▶ DESCRIPTION OF THE TASK
Starting at the first line of the data, please print exactly those lines through the one that holds "(sb) at (952,27)", omitting every picture.

▶ MATERIAL PROVIDED
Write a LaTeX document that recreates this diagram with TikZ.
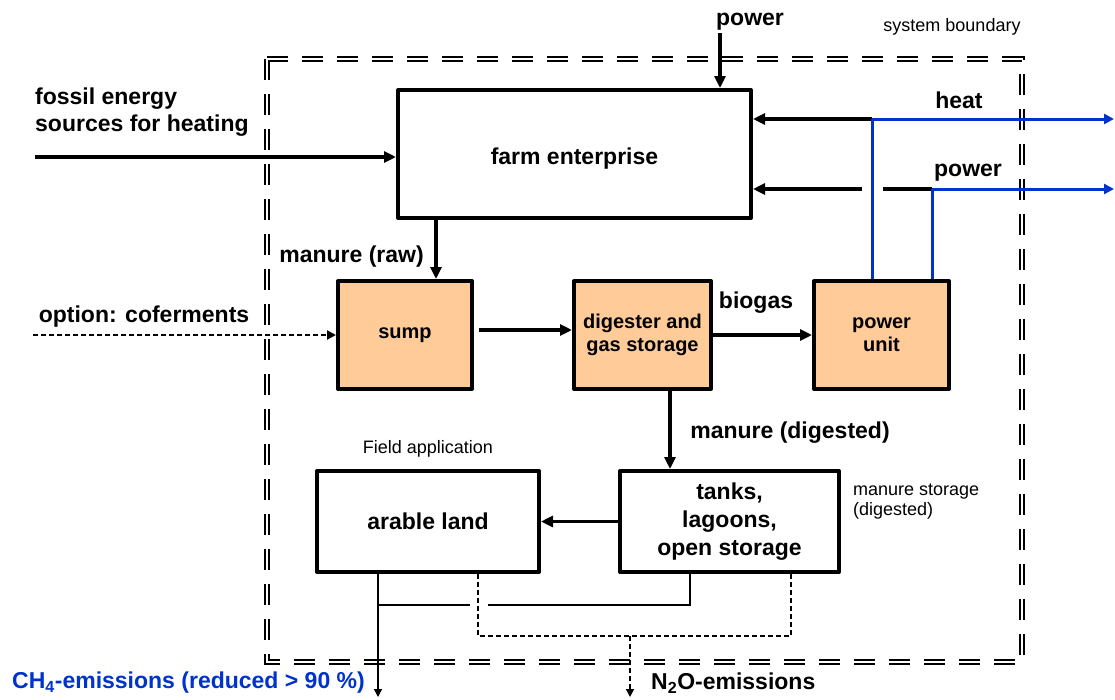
\documentclass[tikz,border=0pt]{standalone}
\usepackage{fontspec}
\setmainfont{Liberation Sans}
\usetikzlibrary{arrows.meta}
\definecolor{peach}{HTML}{FFCC99}
\definecolor{myblue}{HTML}{0033CC}
\begin{document}
\begin{tikzpicture}[x=1pt,y=-1pt,
  big/.style={font=\fontsize{23}{27}\selectfont\bfseries, inner sep=0pt},
  small/.style={font=\fontsize{18}{20}\selectfont, inner sep=0pt},
  boxlbl/.style={font=\fontsize{20}{23}\selectfont\bfseries, align=center},
  biglbl/.style={font=\fontsize{23}{28}\selectfont\bfseries, align=center},
  plainbox/.style={draw, line width=4pt, line join=round, inner sep=0pt},
  peachbox/.style={plainbox, fill=peach},
  arr/.style={line width=3.5pt, -{Triangle[length=12pt,width=11pt]}},
  thickline/.style={line width=3.5pt},
  bluearr/.style={myblue, line width=3pt, -{Triangle[length=10pt,width=10pt]}},
  blueline/.style={myblue, line width=3pt},
  thinarr/.style={line width=1.5pt, -{Triangle[length=8pt,width=8pt]}},
  thinline/.style={line width=1.5pt},
  dasharr/.style={line width=2pt, dash pattern=on 5pt off 3pt, -{Triangle[length=9pt,width=9pt]}},
  thindash/.style={line width=1.5pt, dash pattern=on 5pt off 3pt},
  thindasharr/.style={thindash, -{Triangle[length=8pt,width=8pt]}},
  boundary/.style={line width=2.4pt, double, double distance=1.6pt, dash pattern=on 21pt off 14pt}
]
\useasboundingbox (0,0) rectangle (1115,699);

% system boundary
\draw[boundary] (267,59) rectangle (1022,662);
\node[small] (sb) at (952,27) {system boundary};

% boxes
\node[plainbox, minimum width=353pt, minimum height=128pt, biglbl] (farm) at (574.5,154) {\rule{0pt}{25pt}farm enterprise};
\node[peachbox, minimum width=134pt, minimum height=108pt, boxlbl] (sump) at (405,335) {sump};
\node[peachbox, minimum width=137pt, minimum height=108pt, boxlbl] (dig) at (642.5,335) {digester and\\gas storage};
\node[peachbox, minimum width=135pt, minimum height=108pt, boxlbl] (pu) at (881.5,335) {power\\unit};
\node[plainbox, minimum width=219pt, minimum height=101pt, biglbl] (tanks) at (729.5,521.5) {tanks,\\lagoons,\\open storage};
\node[plainbox, minimum width=222pt, minimum height=101pt, biglbl] (arable) at (428,521.5) {arable land};

% labels
\node[big] (ptop) at (750,22) {power};
\node[big, anchor=west, align=left] (fossil) at (35,112) {fossil energy\\sources for heating};
\node[big] (heatl) at (959,100) {heat};
\node[big] (powl) at (968,173) {power};
\node[big, anchor=east] (raw) at (424,257) {manure (raw)};
\node[big] (cof) at (144,317) {option: coferments};
\node[big] (bio) at (756,303) {biogas};
\node[big] (mdig) at (790,433) {manure (digested)};
\node[small] (field) at (428,449) {Field application};
\node[small, anchor=west, align=left] (mstore) at (853,502) {manure storage\\(digested)};
\node[big, anchor=west, text=myblue] (ch4) at (12,683) {CH\textsubscript{4}-emissions (reduced > 90 \%)};
\node[big, anchor=west] (n2o) at (651,683) {N\textsubscript{2}O-emissions};

% coordinates
\coordinate (pwstart) at (720,33);
\coordinate (fosstart) at (35,157);
\coordinate (hj) at (872,119);
\coordinate (hend) at (1114,119);
\coordinate (pj1) at (862,189);
\coordinate (pj2) at (883,189);
\coordinate (pj3) at (932,189);
\coordinate (pend) at (1114,189);
\coordinate (cofstart) at (33,335);
\coordinate (rawx) at (436,0);
\coordinate (digx) at (670,0);
\coordinate (ch4end) at (378,697);
\coordinate (sl) at (378,605);
\coordinate (sg1) at (470,605);
\coordinate (sg2) at (488,605);
\coordinate (sr) at (690,605);
\coordinate (dl) at (478,636);
\coordinate (dr) at (791,636);
\coordinate (dm) at (630,636);
\coordinate (n2oend) at (630,697);

% connectors
\draw[arr] (pwstart) -- (pwstart |- farm.north);
\draw[arr] (fosstart) -- (fosstart -| farm.west);
\draw[arr] (hj) -- (hj -| farm.east);
\draw[bluearr] (hj) -- (hend);
\draw[blueline] (hj) -- (hj |- pu.north);
\draw[arr] (pj1) -- (pj1 -| farm.east);
\draw[thickline] (pj2) -- (pj3);
\draw[bluearr] (pj3) -- (pend);
\draw[blueline] (pj3) -- (pj3 |- pu.north);
\draw[arr] (rawx |- farm.south) -- (rawx |- sump.north);
\draw[arr, shorten <=5pt] (sump.east |- 0,330) -- (dig.west |- 0,330);
\draw[arr] (dig.east) -- (pu.west);
\draw[dasharr] (cofstart) -- (sump.west);
\draw[arr] (digx |- dig.south) -- (digx |- tanks.north);
\draw[arr] (tanks.west) -- (arable.east);
\draw[thinarr] (ch4end |- arable.south) -- (ch4end);
\draw[thinline] (sl) -- (sg1);
\draw[thinline] (sg2) -- (sr) -- (sr |- tanks.south);
\draw[thindash] (dl |- arable.south) -- (dl) -- (dr) -- (dr |- tanks.south);
\draw[thindasharr] (dm) -- (n2oend);
\end{tikzpicture}
\end{document}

▶ FINAL ANSWER
Write a LaTeX document that recreates this diagram with TikZ.
\documentclass[tikz,border=0pt]{standalone}
\usepackage{fontspec}
\setmainfont{Liberation Sans}
\usetikzlibrary{arrows.meta}
\definecolor{peach}{HTML}{FFCC99}
\definecolor{myblue}{HTML}{0033CC}
\begin{document}
\begin{tikzpicture}[x=1pt,y=-1pt,
  big/.style={font=\fontsize{23}{27}\selectfont\bfseries, inner sep=0pt},
  small/.style={font=\fontsize{18}{20}\selectfont, inner sep=0pt},
  boxlbl/.style={font=\fontsize{20}{23}\selectfont\bfseries, align=center},
  biglbl/.style={font=\fontsize{23}{28}\selectfont\bfseries, align=center},
  plainbox/.style={draw, line width=4pt, line join=round, inner sep=0pt},
  peachbox/.style={plainbox, fill=peach},
  arr/.style={line width=3.5pt, -{Triangle[length=12pt,width=11pt]}},
  thickline/.style={line width=3.5pt},
  bluearr/.style={myblue, line width=3pt, -{Triangle[length=10pt,width=10pt]}},
  blueline/.style={myblue, line width=3pt},
  thinarr/.style={line width=1.5pt, -{Triangle[length=8pt,width=8pt]}},
  thinline/.style={line width=1.5pt},
  dasharr/.style={line width=2pt, dash pattern=on 5pt off 3pt, -{Triangle[length=9pt,width=9pt]}},
  thindash/.style={line width=1.5pt, dash pattern=on 5pt off 3pt},
  thindasharr/.style={thindash, -{Triangle[length=8pt,width=8pt]}},
  boundary/.style={line width=2.4pt, double, double distance=1.6pt, dash pattern=on 21pt off 14pt}
]
\useasboundingbox (0,0) rectangle (1115,699);

% system boundary
\draw[boundary] (267,59) rectangle (1022,662);
\node[small] (sb) at (952,27) {system boundary};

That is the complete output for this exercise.